**Task goal**
Transcribe the material verbatim in full; the pictures do not belong in the copy.

## start Data to use

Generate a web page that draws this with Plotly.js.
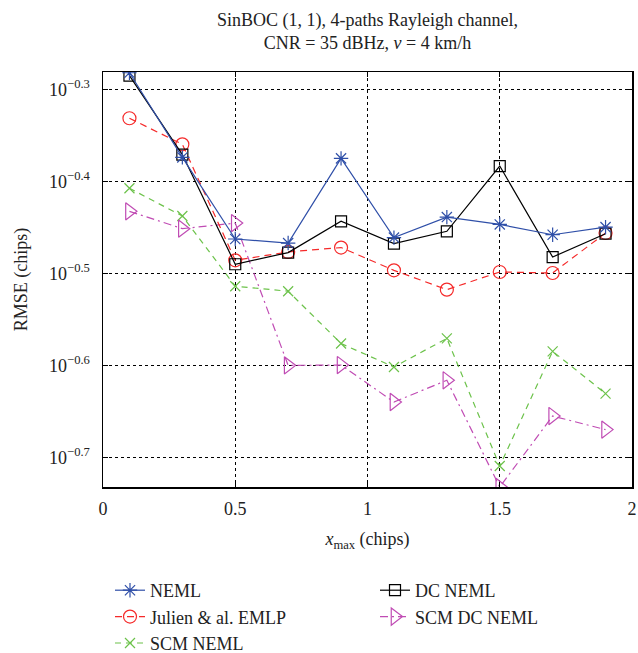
<!DOCTYPE html>
<html>
<head>
<meta charset="utf-8">
<script src="https://cdn.plot.ly/plotly-3.0.1.min.js"></script>
<style>html,body{margin:0;padding:0;background:#fff;}#chart{width:638px;height:653px;}</style>
</head>
<body>
<div id="chart"></div>
<script>
const xVals = [0.1, 0.3, 0.5, 0.7, 0.9, 1.1, 1.3, 1.5, 1.7, 1.9];
const neml = [0.5224, 0.4227, 0.3447, 0.3412, 0.4217, 0.3459, 0.3641, 0.3575, 0.3484, 0.3551];
const julienEmlp = [0.4662, 0.4368, 0.3268, 0.3337, 0.3374, 0.3187, 0.3037, 0.3174, 0.3166, 0.3499];
const scmNeml = [0.3913, 0.3651, 0.3063, 0.3025, 0.2654, 0.2503, 0.2688, 0.1954, 0.2603, 0.2342];
const dcNeml = [0.5187, 0.4257, 0.3236, 0.3332, 0.3603, 0.3407, 0.3514, 0.4137, 0.3295, 0.3493];
const scmDcNeml = [0.3694, 0.3537, 0.3587, 0.2513, 0.2515, 0.2293, 0.2421, 0.1854, 0.2214, 0.2140];
const yTickVals = [Math.pow(10,-0.3), Math.pow(10,-0.4), Math.pow(10,-0.5), Math.pow(10,-0.6), Math.pow(10,-0.7)];
const yTickText = ['10<sup>\u22120.3</sup>','10<sup>\u22120.4</sup>','10<sup>\u22120.5</sup>','10<sup>\u22120.6</sup>','10<sup>\u22120.7</sup>'];
const xTickVals = [0, 0.5, 1, 1.5, 2];
const xTickText = ['0', '0.5', '1', '1.5', '2'];

const FONT = 'Liberation Serif, Times New Roman, serif';
const TXT = '#222';

function tr(name, y, color, dash, symbol, size, rank) {
  return {
    x: xVals, y: y, name: name, type: 'scatter', mode: 'lines+markers',
    line: {color: color, width: 1.2, dash: dash},
    marker: {symbol: symbol, size: size, color: color, line: {color: color, width: 1.2}},
    legendrank: rank
  };
}

// legend reads row-wise: NEML | DC NEML, Julien | SCM DC NEML, SCM NEML
const data = [
  tr('SCM NEML', scmNeml, '#6cc24a', '6px,5px', 'x-thin-open', 10, 5),
  tr('SCM DC NEML', scmDcNeml, '#c04cb4', '8px,4px,2px,4px', 'triangle-right-open', 15, 4),
  tr('Julien &amp; al. EMLP', julienEmlp, '#f52a2a', '7px,5px', 'circle-open', 13, 3),
  tr('DC NEML', dcNeml, '#000000', 'solid', 'square-open', 11, 2),
  tr('NEML', neml, '#2f4fa8', 'solid', 'asterisk-open', 12, 1)
];

const layout = {
  width: 638, height: 653,
  margin: {l: 103, r: 6, t: 72, b: 166, autoexpand: false},
  paper_bgcolor: '#fff', plot_bgcolor: '#fff',
  font: {family: FONT, size: 18, color: TXT},
  title: {
    text: 'SinBOC (1, 1), 4-paths Rayleigh channel,<br>CNR = 35 dBHz, <i>\u03bd</i> = 4 km/h',
    x: 0.5, xref: 'paper', xanchor: 'center',
    y: 1 - 26/653, yref: 'container', yanchor: 'top',
    font: {family: FONT, size: 18, color: TXT}
  },
  xaxis: {
    range: [0, 2], tickvals: xTickVals, ticktext: xTickText,
    showgrid: true, gridcolor: '#000', griddash: 'dot', gridwidth: 1,
    ticks: 'inside', ticklen: 5, tickcolor: '#000', mirror: 'ticks',
    showline: true, linecolor: '#000', linewidth: 1.5, zeroline: false,
    ticklabelstandoff: 5,
    tickfont: {family: FONT, size: 18, color: TXT},
    title: {text: '<i>x</i><sub>max</sub> (chips)', font: {family: FONT, size: 18, color: TXT}, standoff: 14}
  },
  yaxis: {
    type: 'log', range: [-0.7319, -0.2812],
    tickvals: yTickVals, ticktext: yTickText,
    showgrid: true, gridcolor: '#000', griddash: 'dot', gridwidth: 1,
    ticks: 'inside', ticklen: 5, tickcolor: '#000', mirror: 'ticks',
    showline: true, linecolor: '#000', linewidth: 1.5, zeroline: false,
    ticklabelstandoff: 8,
    tickfont: {family: FONT, size: 18, color: TXT},
    title: {text: 'RMSE (chips)', font: {family: FONT, size: 18, color: TXT}, standoff: 16}
  },
  legend: {
    orientation: 'h', x: 7/529, xref: 'paper', xanchor: 'left',
    y: 1 - 572/653, yref: 'container', yanchor: 'top',
    entrywidth: 220, entrywidthmode: 'pixels',
    font: {family: FONT, size: 18, color: TXT},
    bgcolor: 'rgba(0,0,0,0)', traceorder: 'normal'
  },
  showlegend: true
};

Plotly.newPlot('chart', data, layout, {displayModeBar: false, staticPlot: true});
</script>
</body>
</html>
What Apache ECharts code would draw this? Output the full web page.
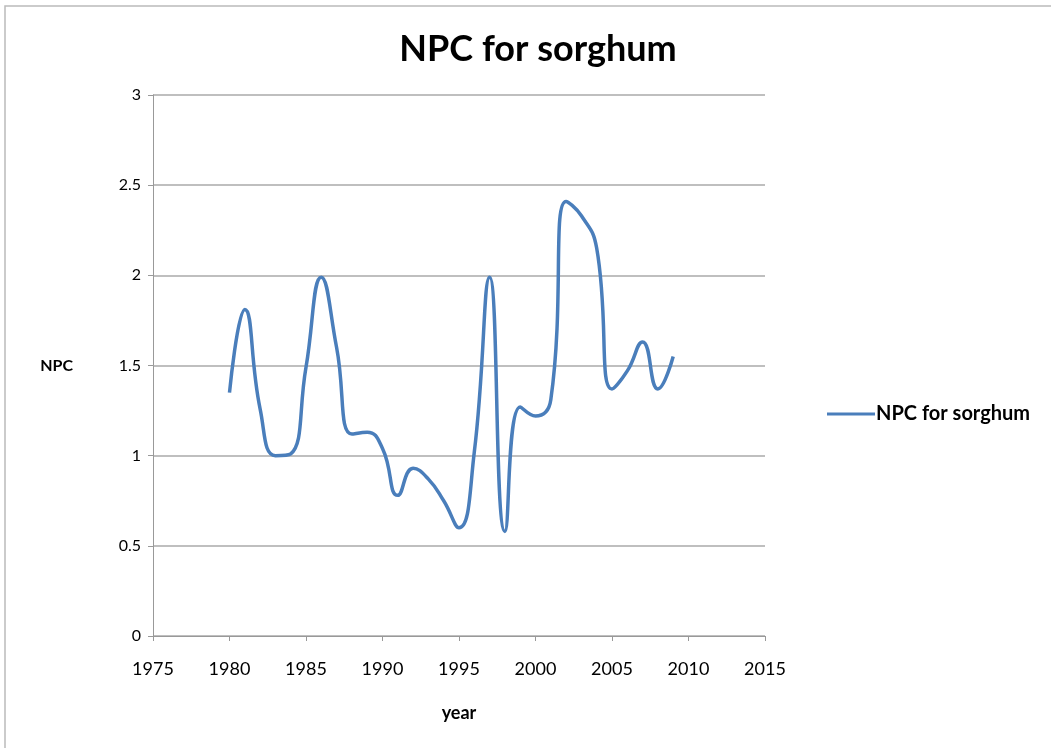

## end Data to use

**Task output**
Generate a web page that draws this with Plotly.js.
<!DOCTYPE html>
<html>
<head>
<meta charset="utf-8">
<script src="https://cdn.plot.ly/plotly-3.0.1.min.js"></script>
<style>html,body{margin:0;padding:0;background:#fff;}#chart{width:638px;height:653px;}</style>
</head>
<body>
<div id="chart"></div>
<script>
const xVals = [0.1, 0.3, 0.5, 0.7, 0.9, 1.1, 1.3, 1.5, 1.7, 1.9];
const neml = [0.5224, 0.4227, 0.3447, 0.3412, 0.4217, 0.3459, 0.3641, 0.3575, 0.3484, 0.3551];
const julienEmlp = [0.4662, 0.4368, 0.3268, 0.3337, 0.3374, 0.3187, 0.3037, 0.3174, 0.3166, 0.3499];
const scmNeml = [0.3913, 0.3651, 0.3063, 0.3025, 0.2654, 0.2503, 0.2688, 0.1954, 0.2603, 0.2342];
const dcNeml = [0.5187, 0.4257, 0.3236, 0.3332, 0.3603, 0.3407, 0.3514, 0.4137, 0.3295, 0.3493];
const scmDcNeml = [0.3694, 0.3537, 0.3587, 0.2513, 0.2515, 0.2293, 0.2421, 0.1854, 0.2214, 0.2140];
const yTickVals = [Math.pow(10,-0.3), Math.pow(10,-0.4), Math.pow(10,-0.5), Math.pow(10,-0.6), Math.pow(10,-0.7)];
const yTickText = ['10<sup>\u22120.3</sup>','10<sup>\u22120.4</sup>','10<sup>\u22120.5</sup>','10<sup>\u22120.6</sup>','10<sup>\u22120.7</sup>'];
const xTickVals = [0, 0.5, 1, 1.5, 2];
const xTickText = ['0', '0.5', '1', '1.5', '2'];

const FONT = 'Liberation Serif, Times New Roman, serif';
const TXT = '#222';

function tr(name, y, color, dash, symbol, size, rank) {
  return {
    x: xVals, y: y, name: name, type: 'scatter', mode: 'lines+markers',
    line: {color: color, width: 1.2, dash: dash},
    marker: {symbol: symbol, size: size, color: color, line: {color: color, width: 1.2}},
    legendrank: rank
  };
}

// legend reads row-wise: NEML | DC NEML, Julien | SCM DC NEML, SCM NEML
const data = [
  tr('SCM NEML', scmNeml, '#6cc24a', '6px,5px', 'x-thin-open', 10, 5),
  tr('SCM DC NEML', scmDcNeml, '#c04cb4', '8px,4px,2px,4px', 'triangle-right-open', 15, 4),
  tr('Julien &amp; al. EMLP', julienEmlp, '#f52a2a', '7px,5px', 'circle-open', 13, 3),
  tr('DC NEML', dcNeml, '#000000', 'solid', 'square-open', 11, 2),
  tr('NEML', neml, '#2f4fa8', 'solid', 'asterisk-open', 12, 1)
];

const layout = {
  width: 638, height: 653,
  margin: {l: 103, r: 6, t: 72, b: 166, autoexpand: false},
  paper_bgcolor: '#fff', plot_bgcolor: '#fff',
  font: {family: FONT, size: 18, color: TXT},
  title: {
    text: 'SinBOC (1, 1), 4-paths Rayleigh channel,<br>CNR = 35 dBHz, <i>\u03bd</i> = 4 km/h',
    x: 0.5, xref: 'paper', xanchor: 'center',
    y: 1 - 26/653, yref: 'container', yanchor: 'top',
    font: {family: FONT, size: 18, color: TXT}
  },
  xaxis: {
    range: [0, 2], tickvals: xTickVals, ticktext: xTickText,
    showgrid: true, gridcolor: '#000', griddash: 'dot', gridwidth: 1,
    ticks: 'inside', ticklen: 5, tickcolor: '#000', mirror: 'ticks',
    showline: true, linecolor: '#000', linewidth: 1.5, zeroline: false,
    ticklabelstandoff: 5,
    tickfont: {family: FONT, size: 18, color: TXT},
    title: {text: '<i>x</i><sub>max</sub> (chips)', font: {family: FONT, size: 18, color: TXT}, standoff: 14}
  },
  yaxis: {
    type: 'log', range: [-0.7319, -0.2812],
    tickvals: yTickVals, ticktext: yTickText,
    showgrid: true, gridcolor: '#000', griddash: 'dot', gridwidth: 1,
    ticks: 'inside', ticklen: 5, tickcolor: '#000', mirror: 'ticks',
    showline: true, linecolor: '#000', linewidth: 1.5, zeroline: false,
    ticklabelstandoff: 8,
    tickfont: {family: FONT, size: 18, color: TXT},
    title: {text: 'RMSE (chips)', font: {family: FONT, size: 18, color: TXT}, standoff: 16}
  },
  legend: {
    orientation: 'h', x: 7/529, xref: 'paper', xanchor: 'left',
    y: 1 - 572/653, yref: 'container', yanchor: 'top',
    entrywidth: 220, entrywidthmode: 'pixels',
    font: {family: FONT, size: 18, color: TXT},
    bgcolor: 'rgba(0,0,0,0)', traceorder: 'normal'
  },
  showlegend: true
};

Plotly.newPlot('chart', data, layout, {displayModeBar: false, staticPlot: true});
</script>
</body>
</html>
What Apache ECharts code would draw this? Output the full web page.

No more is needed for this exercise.